What is in the name?

By mukeshrathi

This happens many a times in my and my colleague’s regular practice that we come across patients suffering from ‘something‘ which exhibits multiple symptoms and multiple pathological distresses. The expectations from any patient would be to get a quick cure (and in the best case scenario in that visit itself) and return back to the normalcy. I would not blame that for having such expectations. Like all my colleagues, I too have been a patient sometimes to some doctor. So we all understand these expectations. However, many a times these patients do get disappointed and few antagonized too when things get delayed to get this cure. One way to avoid this disappointment is probably to understand how we doctors approach diagnosing. In this blog, I will try to unravel some tricks of the trade or give you some ‘behind-the-screen’ view of what typically goes on in the doctor’s brain while the patient is trying to narrate his/her sufferings to his/her doctor.

Before I go further, there are few things I would like to point out. First it might be worthwhile to review what “diagnosis” means. The dictionary meaning of diagnosis is

“to determine the identity of (a disease, illness, etc.) by a medical examination”.

Notice presence of the word ‘identity‘ in this definition and absence of the word ‘cure‘ in the same definition. Notice that at the start of above paragraph – I said suffering from ‘something‘. Diagnosis is all about giving a ‘name‘ to this ‘something‘. Diagnosis is not about subscribing a cure. As subtle as this may sound – in my professional experience I do come across many who confuse between a ‘diagnosis‘ and a ‘cure‘.

Second, cures or a treatment are always associated with disease/s or an illnesses. This means that for us to prescribe a treatment we doctors should have a reasonably good deduction or at a minimum a hypothesis of the name of the disease. And many a times attributing one possible name from millions of diseases out there can be quite a task and a possible reason for delays in patients getting the proper treatment. So next time when you are sitting in front of your doctor trying to describe your sufferings with the hope of getting a remedial treatment at the end of the conversation – keep in mind that your doctor in his/her mind may simply be trying to solve a puzzle of connecting the symptoms to a potential disease name. If we are able to connect it to the name, you would get the treatment (or the plan for the treatment) immediately.

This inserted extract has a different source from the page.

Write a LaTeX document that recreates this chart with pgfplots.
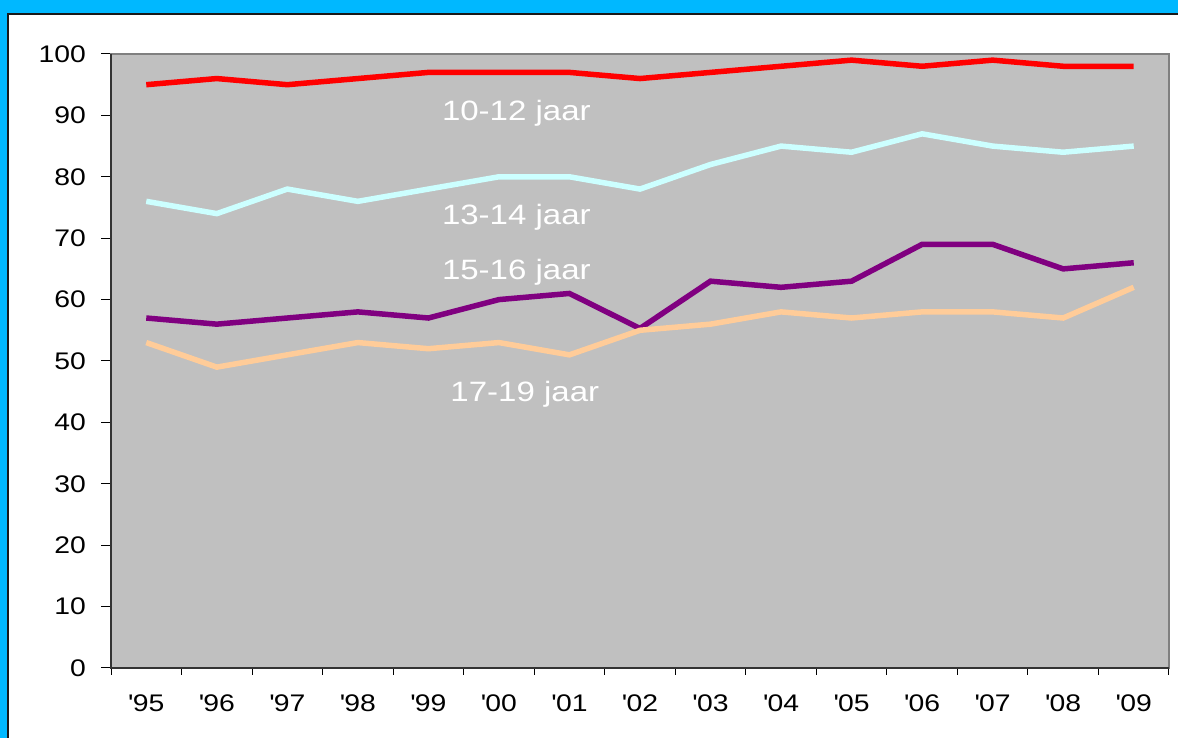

But if we are not, you would have to wait. Our focus then is to ease the patient by immediately addressing to their immediate symptoms and in parallel run some pathological tests – the aim of that again is to help us get to the ‘name‘. There are various ways in which we go about on this ‘name-finding’ mission (also called as the process of diagnosis). I will cover some of that in one of my future blog.

Ability to quickly diagnose depends on lots of things – how well you describe your symptoms/ailments; how well we doctors listen to that; how well we can sense the missing clues; our past experience levels in dealing with similar symptoms/ailments; or simply in how well we build our hypothesis based on what we hear from our patients. And both from the patient perspective and even from the doctor’s perspective – the need is to correctly and quickly complete this diagnosis process and move on to the treatment phase. The relief to the patient comes from the treatment phase and needless to say we also typically earn our bread-and-butter majorly from this phase only.

So to conclude – you might have heard this saying many a times- “what is in the name?“. Well, for many things in life it may not mean much – but when it comes to treating diseases, as I described above, for we doctors it means a lot! As patients you may or may not care of the name – but you should certainly care if your doctor knows about your disease name or not.